TULSA, Okla.--(BUSINESS WIRE)--The Williams Companies, Inc. (NYSE: WMB) (“Williams”) and Williams Partners L.P. (NYSE: WPZ) (“Williams Partners”) today announced that Williams has closed the merger of Williams Partners with a subsidiary of Williams. Pursuant to the merger, Williams acquired all of the outstanding common units of Williams Partners it did not previously own. As a result of the merger, and following today’s closing of the market, Williams Partners common units will no longer be publicly traded on the New York Stock Exchange.
“We are pleased to close this important transaction following the strong support for the merger that was demonstrated by our shareholders in yesterday’s overwhelming vote of approval,” said Alan Armstrong, president and chief executive officer of Williams. “This transaction provides Williams with a simplified corporate structure and streamlined governance while maintaining investment-grade credit ratings and positions us well for long-term growth and enhanced shareholder value. As a fast-growing, investment grade C-Corp with the best natural gas infrastructure assets in the sector, we are confident this combined entity will provide a compelling investment opportunity to a broader range of investors.”
Williams (NYSE: WMB) is a premier provider of large-scale infrastructure connecting U.S. natural gas and natural gas products to growing demand for cleaner fuel and feedstocks. Headquartered in Tulsa, Okla., Williams is an industry-leading, investment grade C-Corp with operations across the natural gas value chain including gathering, processing, interstate transportation and storage of natural gas and natural gas liquids. With major positions in top U.S. supply basins, Williams owns and operates more than 33,000 miles of pipelines system wide – including the nation’s largest volume and fastest growing pipeline – providing natural gas for clean-power generation, heating and industrial use.

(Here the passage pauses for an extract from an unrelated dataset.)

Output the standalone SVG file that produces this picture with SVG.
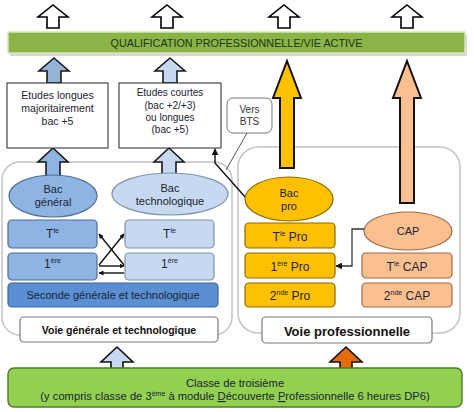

Williams’ operations touch approximately 30 percent of U.S. natural gas. www.williams.com
Portions of this document may constitute “forward-looking statements” as defined by federal law. Although the company believes any such statements are based on reasonable assumptions, there is no assurance that actual outcomes will not be materially different. Any such statements are made in reliance on the “safe harbor” protections provided under the Private Securities Reform Act of 1995. Additional information about issues that could lead to material changes in performance is contained in the company’s annual and quarterly reports filed with the Securities and Exchange Commission.